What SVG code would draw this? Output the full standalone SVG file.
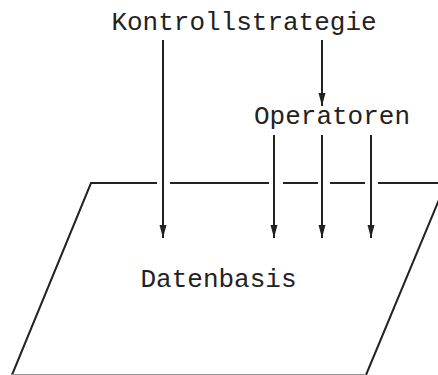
<svg xmlns="http://www.w3.org/2000/svg" width="438" height="375" viewBox="0 0 438 375">
<style>
.t{font-family:"Liberation Mono","DejaVu Sans Mono",monospace;font-size:26px;fill:#222;text-anchor:middle}
.l{stroke:#222;stroke-width:2;fill:none}
.c{stroke:#222;stroke-width:2;fill:none;marker-end:url(#ah)}
</style>
<defs>
<marker id="ah" markerWidth="14" markerHeight="8" refX="13" refY="4" orient="auto" markerUnits="userSpaceOnUse" viewBox="0 0 14 8">
<path d="M0,0.5 L13,4 L0,7.5 Z" fill="#222"/>
</marker>
</defs>
<rect width="438" height="375" fill="#fff"/>
<g id="datenbasis">
<path class="l" d="M157,183 H91 L12,375"/>
<path class="l" d="M170,183 H269 M283,183 H318 M330,183 H365 M378,183 H438"/>
<path class="l" d="M446,183 L366,375"/>
<path d="M12,374.5 H366" stroke="#999" stroke-width="1"/>
<text class="t" x="218.5" y="287">Datenbasis</text>
</g>
<g id="kontrollstrategie">
<text class="t" x="244" y="30">Kontrollstrategie</text>
</g>
<g id="operatoren">
<text class="t" x="332" y="124">Operatoren</text>
</g>
<g id="connectors">
<line class="c" x1="163" y1="40" x2="163" y2="238"/>
<line class="c" x1="322" y1="40" x2="322" y2="106"/>
<line class="c" x1="274" y1="135" x2="274" y2="238"/>
<line class="c" x1="322" y1="135" x2="322" y2="238"/>
<line class="c" x1="371" y1="135" x2="371" y2="238"/>
</g>
</svg>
:::::
The task: Reproduce the material above in full, exactly, with no images.

Completed task:
What SVG code would draw this? Output the full standalone SVG file.
<svg xmlns="http://www.w3.org/2000/svg" width="438" height="375" viewBox="0 0 438 375">
<style>
.t{font-family:"Liberation Mono","DejaVu Sans Mono",monospace;font-size:26px;fill:#222;text-anchor:middle}
.l{stroke:#222;stroke-width:2;fill:none}
.c{stroke:#222;stroke-width:2;fill:none;marker-end:url(#ah)}
</style>
<defs>
<marker id="ah" markerWidth="14" markerHeight="8" refX="13" refY="4" orient="auto" markerUnits="userSpaceOnUse" viewBox="0 0 14 8">
<path d="M0,0.5 L13,4 L0,7.5 Z" fill="#222"/>
</marker>
</defs>
<rect width="438" height="375" fill="#fff"/>
<g id="datenbasis">
<path class="l" d="M157,183 H91 L12,375"/>
<path class="l" d="M170,183 H269 M283,183 H318 M330,183 H365 M378,183 H438"/>
<path class="l" d="M446,183 L366,375"/>
<path d="M12,374.5 H366" stroke="#999" stroke-width="1"/>
<text class="t" x="218.5" y="287">Datenbasis</text>
</g>
<g id="kontrollstrategie">
<text class="t" x="244" y="30">Kontrollstrategie</text>
</g>
<g id="operatoren">
<text class="t" x="332" y="124">Operatoren</text>
</g>
<g id="connectors">
<line class="c" x1="163" y1="40" x2="163" y2="238"/>
<line class="c" x1="322" y1="40" x2="322" y2="106"/>
<line class="c" x1="274" y1="135" x2="274" y2="238"/>
<line class="c" x1="322" y1="135" x2="322" y2="238"/>
<line class="c" x1="371" y1="135" x2="371" y2="238"/>
</g>
</svg>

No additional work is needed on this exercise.